The Fine Gael leader agreed with his colleagues Transport Minister Eamon Ryan and junior minister Jack Chambers that the Road Safety Authority’s remit needed to be reviewed, but said he had confidence in the state agency.
“We’re not in a good place at all, to put it mildly, in relation to the trend regarding loss of lives and roads,” Mr Harris said on Monday, speaking in Lucan.
“We have made a lot of progress as a country and we need to ask ourselves, why is that progress being reversed? I don’t think it’s any one thing by the way, I think it’s quite a number of things.
“But I was really concerned to see over the Easter bank holiday weekend that the gardai detected so many people driving under the influence of drink and driving under the influence of drugs. And I think we’ve got to get real in relation to our own individual responsibilities in relation to these areas as well.”

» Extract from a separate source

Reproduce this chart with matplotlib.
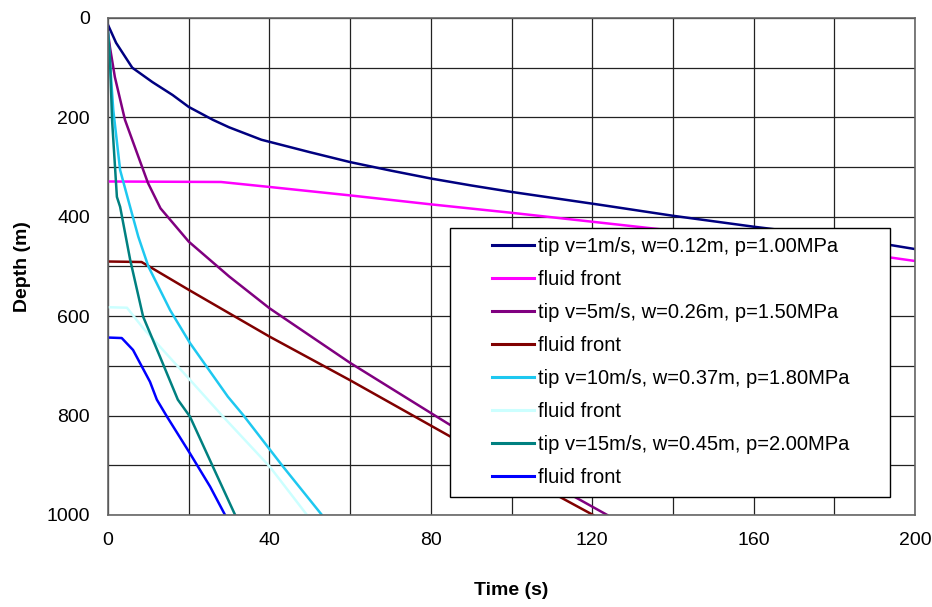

Mr Harris said one of his first meetings as Taoiseach was with the Garda Commissioner and Justice Minister Helen McEntee last Friday, where the issue of road safety was discussed.
He said that the Garda boss assured him that he was prioritising road safety, and discussed a directive issued to members to allocate 30 minutes of road policing to each shift.
He also said he had been given assurances that numbers allocated to road policing would grow.
Mr Harris said: “I am concerned about the level of Garda resource in road traffic policing.
“I know the commissioner has to make difficult decisions with the resources available to him.
“I want to see those resources increased, so does he, and he expects them to increase over the course of this year.”
He added: “We’ve seen 63 people lose their lives on Irish roads so far this year. Half of them are below the age of 30. And this is an extraordinarily serious issue.
“We’ve made a lot of progress in recent years as a country but we have seen a lot of that progress now to be reversed.
“The trend is concerning and I’m conscious when we talk about trends and numbers that doesn’t capture the enormity of the loss of life, the empty seat at the kitchen table.”
Asked about the increase in road fatalities, Mr Ryan said that “we have to turn those figures around”.
“We had seen incredible progress – we were up to the fourth best in terms of road fatalities, we’ve dropped down to seven, so we need to get back up again,” the Green Party leader said.
He said lowering speeds, increased enforcement including more speed cameras, and redesigning “blackspots” on Irish roads were needed to address the issue.
Mr Chambers said that the road traffic Bill, which will lower speed limits along some roads, needed to be matched with “a serious uplift in enforcement”.
“Because enforcement levels have collapsed, and you have double-digit reductions in enforcement with the reductions in the numbers in roads policing units,” he said.